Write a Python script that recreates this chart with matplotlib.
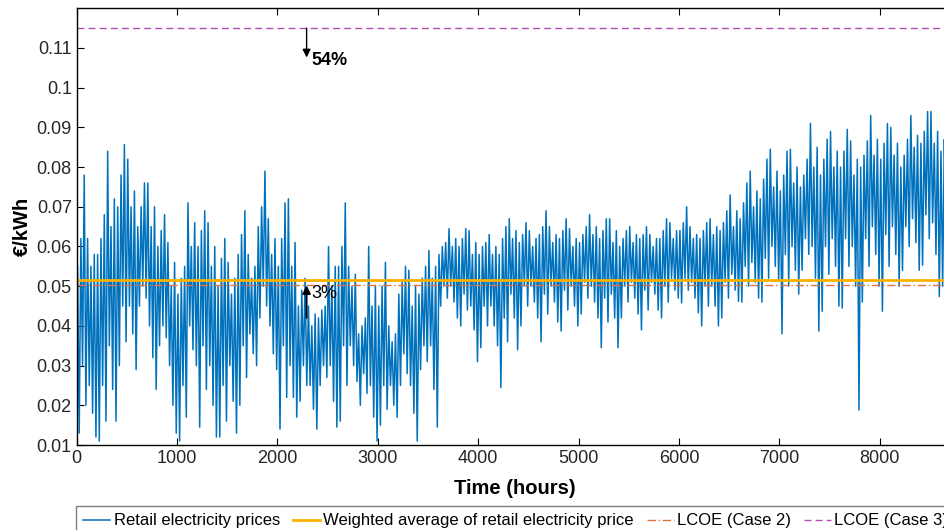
import numpy as np
import matplotlib
matplotlib.use('Agg')
import matplotlib.pyplot as plt
from matplotlib.ticker import FuncFormatter

plt.rcParams['font.family'] = ['Liberation Sans', 'DejaVu Sans']

# hourly retail price per 100 h block:
# highest / lowest spike, a second peak / trough, and the dense band edges
block_hours = 100
price_hi = [.078, .062, .068, .084, .0857, .082, .076, .076, .068, .061,
            .055, .071, .069, .066, .062, .056, .069, .058, .079, .067,
            .071, .072, .052, .045, .045, .060, .071, .055, .042, .060,
            .056, .040, .055, .054, .055, .059, .061, .0645, .0645, .064,
            .061, .063, .065, .067, .066, .064, .069, .065, .067, .0645,
            .065, .068, .067, .067, .064, .065, .065, .063, .067, .066,
            .070, .065, .066, .067, .069, .073, .076, .079, .082, .0845,
            .084, .0845, .082, .091, .087, .089, .0895, .0866, .0866, .093,
            .091, .090, .087, .093, .094, .094, .090]
price_lo = [.013, .012, .011, .016, .030, .029, .045, .024, .035, .013,
            .011, .030, .0145, .012, .012, .013, .020, .030, .042, .029,
            .014, .017, .021, .014, .025, .0145, .016, .026, .020, .011,
            .015, .017, .025, .011, .029, .0145, .045, .042, .040, .031,
            .0345, .035, .0245, .034, .040, .042, .036, .041, .0387, .040,
            .043, .042, .0345, .0345, .042, .043, .039, .044, .042, .047,
            .0458, .0433, .040, .040, .042, .0462, .046, .047, .046, .0512,
            .038, .048, .054, .0387, .0437, .045, .0445, .0188, .046, .050,
            .0437, .050, .054, .054, .0553, .0474, .050]
second_hi = [.062, .058, .062, .072, .078, .074, .070, .070, .064, .056,
             .052, .066, .064, .060, .057, .052, .063, .055, .070, .062,
             .062, .061, .049, .043, .044, .055, .060, .053, .040, .050,
             .050, .038, .051, .050, .052, .055, .060, .062, .062, .061,
             .060, .060, .062, .064, .063, .062, .065, .063, .064, .062,
             .063, .065, .064, .064, .062, .063, .063, .062, .064, .064,
             .066, .063, .064, .065, .066, .069, .071, .074, .077, .079,
             .078, .080, .078, .085, .082, .084, .084, .082, .083, .087,
             .086, .086, .083, .088, .089, .089, .087]
second_lo = [.020, .018, .016, .024, .036, .038, .047, .032, .037, .020,
             .017, .034, .024, .020, .016, .021, .027, .033, .045, .033,
             .022, .022, .025, .019, .027, .021, .025, .030, .023, .017,
             .019, .020, .028, .018, .031, .024, .047, .046, .044, .039,
             .040, .040, .036, .042, .045, .046, .043, .046, .044, .045,
             .047, .046, .041, .042, .046, .047, .044, .048, .046, .049,
             .049, .047, .045, .045, .047, .049, .050, .051, .052, .055,
             .050, .054, .058, .052, .053, .055, .055, .050, .055, .058,
             .055, .058, .060, .061, .062, .058, .059]
band_hi = [.055, .055, .058, .065, .070, .070, .065, .065, .060, .050,
           .048, .060, .060, .055, .050, .048, .058, .052, .065, .058,
           .055, .055, .045, .040, .042, .050, .055, .050, .038, .045,
           .045, .036, .048, .045, .048, .052, .058, .060, .060, .058,
           .058, .058, .058, .062, .061, .060, .063, .061, .062, .060,
           .061, .063, .062, .061, .060, .061, .062, .060, .062, .062,
           .064, .062, .062, .063, .064, .065, .067, .070, .072, .075,
           .074, .076, .075, .080, .078, .080, .080, .078, .080, .083,
           .082, .083, .080, .085, .086, .086, .084]
band_lo = [.030, .025, .025, .035, .045, .045, .050, .040, .040, .030,
           .025, .040, .035, .030, .025, .030, .035, .038, .050, .040,
           .035, .030, .030, .025, .030, .030, .035, .035, .028, .025,
           .025, .025, .033, .025, .035, .035, .050, .050, .048, .045,
           .045, .045, .042, .048, .050, .050, .048, .050, .049, .050,
           .051, .050, .047, .048, .050, .051, .049, .051, .050, .052,
           .052, .051, .050, .050, .051, .053, .055, .056, .057, .060,
           .058, .060, .062, .060, .060, .062, .062, .060, .062, .065,
           .063, .065, .065, .067, .068, .066, .066]

weighted_avg = 0.0516
lcoe_case2 = 0.0502
lcoe_case3 = 0.115

arrow_hour = 2290
arrow54 = (0.115, 0.1076)
arrow3 = (0.042, 0.0502)

yticks = [0.01, 0.02, 0.03, 0.04, 0.05, 0.06, 0.07, 0.08, 0.09, 0.1, 0.11]
xticks = [0, 1000, 2000, 3000, 4000, 5000, 6000, 7000, 8000]

# build the line: 6 vertices per block, order flipped on odd blocks
ph, pl, sh, sl, bh, bl = map(np.array, (price_hi, price_lo, second_hi,
                                        second_lo, band_hi, band_lo))
even = np.column_stack([bh, pl, sh, bl, ph, sl])
odd = np.column_stack([ph, bl, bh, sl, sh, pl])
blocks = np.where((np.arange(len(ph)) % 2 == 0)[:, None], even, odd)
vals = blocks.ravel()
hours = np.arange(len(vals)) * (block_hours / 6) + block_hours / 12

fig = plt.figure(figsize=(9.45, 5.3), dpi=100)
ax = fig.add_axes([76.7 / 945, 85 / 530, 879.5 / 945, 436.7 / 530])

l1, = ax.plot(hours, vals, color='#0072BD', lw=1.1, label='Retail electricity prices')
l2 = ax.axhline(weighted_avg, color='#F9B000', lw=2,
                label='Weighted average of retail electricity price')
l3 = ax.axhline(lcoe_case2, color='#E3703F', lw=1, ls='-.', dashes=(6, 2, 1, 2),
                label='LCOE (Case 2)')
l4 = ax.axhline(lcoe_case3, color='#B24DB5', lw=1, ls='--', dashes=(5, 3),
                label='LCOE (Case 3)')

ax.annotate('', xy=(arrow_hour, arrow54[1]), xytext=(arrow_hour, arrow54[0]),
            arrowprops=dict(arrowstyle='-|>', color='k', lw=1,
                            mutation_scale=12, shrinkA=0, shrinkB=0))
ax.text(arrow_hour + 50, 0.1068, '54%', fontsize=13, fontweight='bold',
        ha='left', va='center')
ax.annotate('', xy=(arrow_hour, arrow3[1]), xytext=(arrow_hour, arrow3[0]),
            arrowprops=dict(arrowstyle='-|>', color='k', lw=1.3,
                            mutation_scale=12, shrinkA=0, shrinkB=0))
ax.text(arrow_hour + 50, 0.0482, '3%', fontsize=13, ha='left', va='center')

ax.set_xlim(0, 8760)
ax.set_ylim(0.01, 0.12)
ax.set_xticks(xticks)
ax.set_yticks(yticks)
ax.yaxis.set_major_formatter(FuncFormatter(lambda v, p: '%g' % v))
ax.tick_params(direction='in', top=True, right=True, labelsize=13,
               labelcolor='#262626', length=5, width=0.8)
for s in ax.spines.values():
    s.set_linewidth(1)

ax.set_xlabel('Time (hours)', fontsize=14.5, fontweight='bold')
ax.xaxis.set_label_coords((515 - 76.7) / 879.5, -(479 - 445) / 436.7)
ax.set_ylabel('€/kWh', fontsize=14.5, fontweight='bold')
ax.yaxis.set_label_coords(-(76.7 - 32) / 879.5, 0.5)

ax.legend(handles=[l1, l2, l3, l4], loc='upper left', ncol=4,
          bbox_to_anchor=(76 / 945, 1 - 506 / 530), bbox_transform=fig.transFigure,
          fontsize=12, frameon=True, fancybox=False, edgecolor='#808080',
          framealpha=1, borderaxespad=0, handlelength=1.6, handletextpad=0.2,
          columnspacing=0.8, borderpad=0.45)

fig.savefig('out.png', dpi=100)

•••••

AIM OF THE TASK
Give back exactly the lines from the first line of the data through the line with "plt.rcParams['font.family'] = ['Liberation", pictures excluded.

ANSWER FOR THE TASK
Write a Python script that recreates this chart with matplotlib.
import numpy as np
import matplotlib
matplotlib.use('Agg')
import matplotlib.pyplot as plt
from matplotlib.ticker import FuncFormatter

plt.rcParams['font.family'] = ['Liberation Sans', 'DejaVu Sans']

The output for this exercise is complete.